Problem to work on →
Set the lines down again exactly, first line through the line that contains "plt.rcParams['axes.unicode_minus'] = True", with no pictures.

Dataset entries →
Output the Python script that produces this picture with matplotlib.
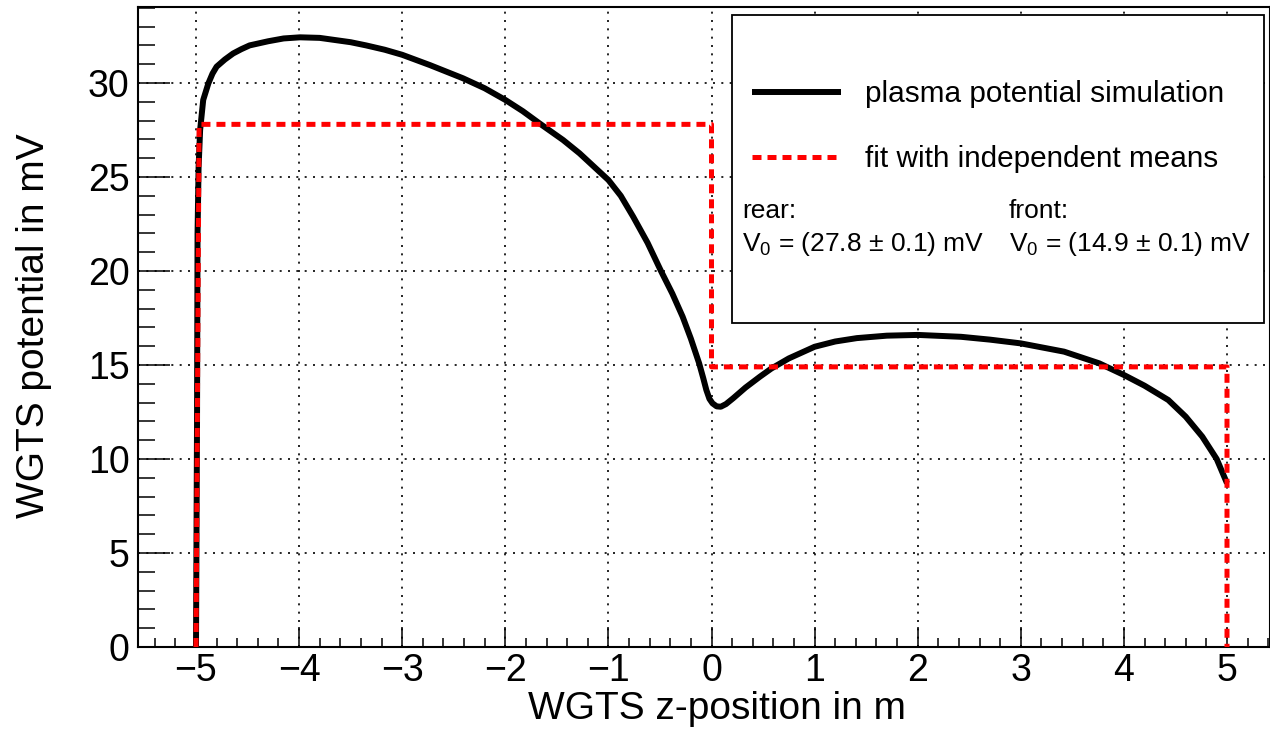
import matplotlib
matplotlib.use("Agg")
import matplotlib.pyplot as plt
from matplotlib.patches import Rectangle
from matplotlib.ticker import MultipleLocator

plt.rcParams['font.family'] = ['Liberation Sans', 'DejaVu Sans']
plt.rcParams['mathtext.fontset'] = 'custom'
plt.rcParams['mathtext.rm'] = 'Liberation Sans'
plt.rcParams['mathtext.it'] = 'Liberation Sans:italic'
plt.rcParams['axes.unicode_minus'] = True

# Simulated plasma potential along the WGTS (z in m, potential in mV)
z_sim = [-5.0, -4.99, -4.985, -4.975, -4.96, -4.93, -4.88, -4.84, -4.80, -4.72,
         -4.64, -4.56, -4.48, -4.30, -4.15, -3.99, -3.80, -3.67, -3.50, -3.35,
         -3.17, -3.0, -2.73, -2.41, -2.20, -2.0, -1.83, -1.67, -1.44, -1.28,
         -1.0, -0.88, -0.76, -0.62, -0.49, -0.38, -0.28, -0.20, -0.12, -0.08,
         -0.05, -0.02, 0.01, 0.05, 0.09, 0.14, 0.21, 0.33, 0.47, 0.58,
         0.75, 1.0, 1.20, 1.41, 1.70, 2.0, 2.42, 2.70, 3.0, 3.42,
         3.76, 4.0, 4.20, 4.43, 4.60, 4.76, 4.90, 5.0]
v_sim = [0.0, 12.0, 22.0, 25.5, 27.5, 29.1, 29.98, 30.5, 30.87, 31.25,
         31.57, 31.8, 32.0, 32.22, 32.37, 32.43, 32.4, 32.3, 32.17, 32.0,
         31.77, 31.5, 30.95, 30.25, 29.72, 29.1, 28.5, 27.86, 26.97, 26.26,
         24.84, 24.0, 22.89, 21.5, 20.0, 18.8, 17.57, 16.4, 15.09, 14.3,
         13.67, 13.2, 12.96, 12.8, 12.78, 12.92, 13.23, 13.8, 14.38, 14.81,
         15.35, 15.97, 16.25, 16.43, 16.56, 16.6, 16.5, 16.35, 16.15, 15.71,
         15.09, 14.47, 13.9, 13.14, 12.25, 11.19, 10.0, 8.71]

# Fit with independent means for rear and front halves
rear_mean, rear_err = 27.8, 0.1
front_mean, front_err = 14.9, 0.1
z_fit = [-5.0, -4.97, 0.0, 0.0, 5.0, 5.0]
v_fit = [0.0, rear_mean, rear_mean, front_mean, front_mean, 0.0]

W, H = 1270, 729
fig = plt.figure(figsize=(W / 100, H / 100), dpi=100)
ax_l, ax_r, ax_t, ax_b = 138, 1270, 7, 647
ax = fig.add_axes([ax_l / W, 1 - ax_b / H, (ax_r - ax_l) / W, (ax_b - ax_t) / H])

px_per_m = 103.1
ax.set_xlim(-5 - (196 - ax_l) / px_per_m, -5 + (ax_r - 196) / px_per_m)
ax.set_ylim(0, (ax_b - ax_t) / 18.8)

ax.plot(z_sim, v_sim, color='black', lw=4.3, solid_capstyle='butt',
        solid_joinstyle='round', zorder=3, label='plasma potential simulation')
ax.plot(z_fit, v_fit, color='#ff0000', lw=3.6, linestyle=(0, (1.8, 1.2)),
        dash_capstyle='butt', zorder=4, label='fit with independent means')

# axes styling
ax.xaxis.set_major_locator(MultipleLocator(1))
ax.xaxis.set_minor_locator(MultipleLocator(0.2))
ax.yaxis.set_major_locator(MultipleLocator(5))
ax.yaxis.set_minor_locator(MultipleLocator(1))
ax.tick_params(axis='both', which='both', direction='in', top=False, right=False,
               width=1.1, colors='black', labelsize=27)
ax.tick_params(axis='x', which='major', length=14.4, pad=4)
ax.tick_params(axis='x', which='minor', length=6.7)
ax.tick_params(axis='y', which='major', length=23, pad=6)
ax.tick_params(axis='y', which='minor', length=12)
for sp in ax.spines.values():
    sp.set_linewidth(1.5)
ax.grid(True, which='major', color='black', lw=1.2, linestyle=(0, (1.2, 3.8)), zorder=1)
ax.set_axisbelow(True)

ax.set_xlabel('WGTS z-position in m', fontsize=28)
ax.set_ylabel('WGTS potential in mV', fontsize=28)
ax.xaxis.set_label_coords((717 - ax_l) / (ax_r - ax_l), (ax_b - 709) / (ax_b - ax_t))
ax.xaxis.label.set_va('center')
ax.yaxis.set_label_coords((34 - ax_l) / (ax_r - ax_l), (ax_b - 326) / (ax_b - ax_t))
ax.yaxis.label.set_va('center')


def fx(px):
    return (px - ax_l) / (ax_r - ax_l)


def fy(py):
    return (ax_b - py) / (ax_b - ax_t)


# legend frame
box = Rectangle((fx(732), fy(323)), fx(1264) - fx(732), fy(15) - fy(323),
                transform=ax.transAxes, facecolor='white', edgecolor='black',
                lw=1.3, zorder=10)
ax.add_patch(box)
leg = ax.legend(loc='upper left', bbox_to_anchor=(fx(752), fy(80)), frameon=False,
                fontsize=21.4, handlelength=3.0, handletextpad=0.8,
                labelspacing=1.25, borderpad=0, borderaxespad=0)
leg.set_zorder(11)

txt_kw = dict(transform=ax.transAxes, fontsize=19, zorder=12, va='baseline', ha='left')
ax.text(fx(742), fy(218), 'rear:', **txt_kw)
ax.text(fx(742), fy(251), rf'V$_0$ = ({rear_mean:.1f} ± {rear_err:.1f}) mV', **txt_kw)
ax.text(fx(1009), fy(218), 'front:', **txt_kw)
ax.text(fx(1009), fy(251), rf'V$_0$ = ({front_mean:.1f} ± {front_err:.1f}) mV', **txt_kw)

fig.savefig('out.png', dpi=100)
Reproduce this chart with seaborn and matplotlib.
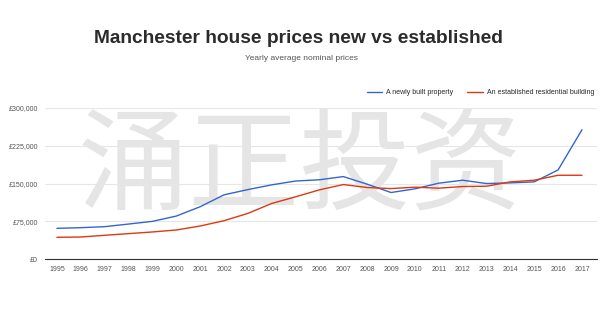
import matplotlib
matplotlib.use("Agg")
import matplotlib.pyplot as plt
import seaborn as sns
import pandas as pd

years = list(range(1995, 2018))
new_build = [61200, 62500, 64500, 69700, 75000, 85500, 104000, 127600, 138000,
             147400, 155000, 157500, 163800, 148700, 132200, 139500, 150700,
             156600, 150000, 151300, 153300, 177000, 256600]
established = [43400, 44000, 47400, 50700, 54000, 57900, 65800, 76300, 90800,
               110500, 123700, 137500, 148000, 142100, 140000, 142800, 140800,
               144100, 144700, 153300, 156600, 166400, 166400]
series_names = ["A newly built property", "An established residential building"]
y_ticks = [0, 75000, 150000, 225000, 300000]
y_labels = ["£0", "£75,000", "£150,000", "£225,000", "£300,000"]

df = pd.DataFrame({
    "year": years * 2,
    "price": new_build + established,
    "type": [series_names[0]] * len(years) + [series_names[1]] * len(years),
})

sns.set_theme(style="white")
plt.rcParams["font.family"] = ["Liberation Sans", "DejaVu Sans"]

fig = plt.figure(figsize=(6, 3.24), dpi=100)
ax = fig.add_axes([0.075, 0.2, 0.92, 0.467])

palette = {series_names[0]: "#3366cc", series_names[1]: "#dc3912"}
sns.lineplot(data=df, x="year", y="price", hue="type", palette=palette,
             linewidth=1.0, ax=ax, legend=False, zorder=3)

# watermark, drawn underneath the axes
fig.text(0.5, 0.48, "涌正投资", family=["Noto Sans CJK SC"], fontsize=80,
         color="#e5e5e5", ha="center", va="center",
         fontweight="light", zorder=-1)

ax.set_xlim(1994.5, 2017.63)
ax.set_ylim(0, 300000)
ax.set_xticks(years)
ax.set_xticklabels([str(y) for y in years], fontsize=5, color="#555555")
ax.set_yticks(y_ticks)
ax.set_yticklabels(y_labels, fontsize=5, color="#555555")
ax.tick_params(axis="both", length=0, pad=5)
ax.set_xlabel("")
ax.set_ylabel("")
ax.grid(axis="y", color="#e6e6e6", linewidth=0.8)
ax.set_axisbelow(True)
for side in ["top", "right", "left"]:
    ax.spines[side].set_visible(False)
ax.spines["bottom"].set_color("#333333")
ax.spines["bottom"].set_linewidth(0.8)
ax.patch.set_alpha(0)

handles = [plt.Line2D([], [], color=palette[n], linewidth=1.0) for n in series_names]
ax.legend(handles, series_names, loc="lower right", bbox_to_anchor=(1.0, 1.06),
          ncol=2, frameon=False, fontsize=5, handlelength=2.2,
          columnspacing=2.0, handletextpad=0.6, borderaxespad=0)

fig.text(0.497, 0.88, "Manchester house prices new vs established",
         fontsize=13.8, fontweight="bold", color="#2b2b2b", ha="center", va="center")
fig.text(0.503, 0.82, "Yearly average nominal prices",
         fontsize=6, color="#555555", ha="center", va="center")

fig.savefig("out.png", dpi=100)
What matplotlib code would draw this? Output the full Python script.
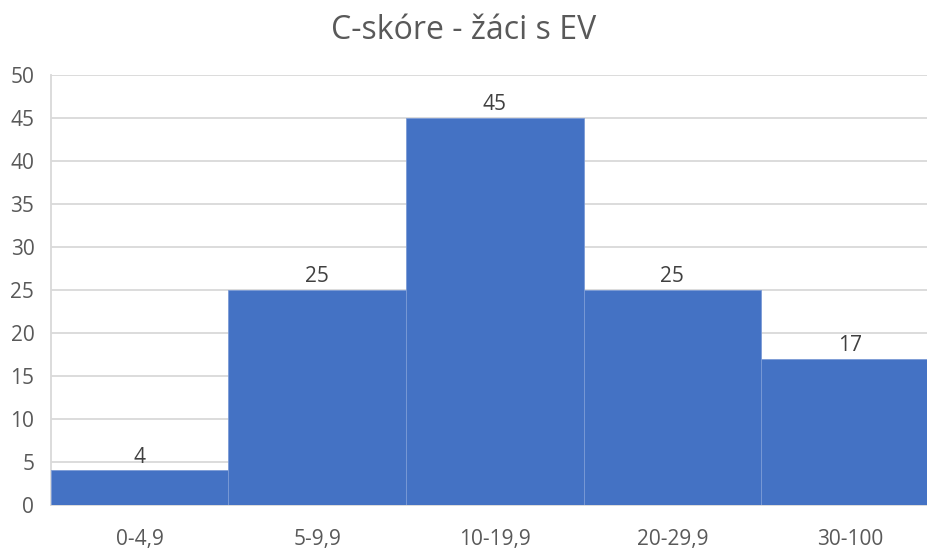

Written answer →
Output the Python script that produces this picture with matplotlib.
import matplotlib
matplotlib.use("Agg")
import matplotlib.pyplot as plt
from matplotlib.patches import Rectangle
from matplotlib.ticker import MultipleLocator

plt.rcParams['font.family'] = ['Liberation Sans', 'DejaVu Sans']
plt.rcParams['mathtext.fontset'] = 'custom'
plt.rcParams['mathtext.rm'] = 'Liberation Sans'
plt.rcParams['mathtext.it'] = 'Liberation Sans:italic'
plt.rcParams['axes.unicode_minus'] = True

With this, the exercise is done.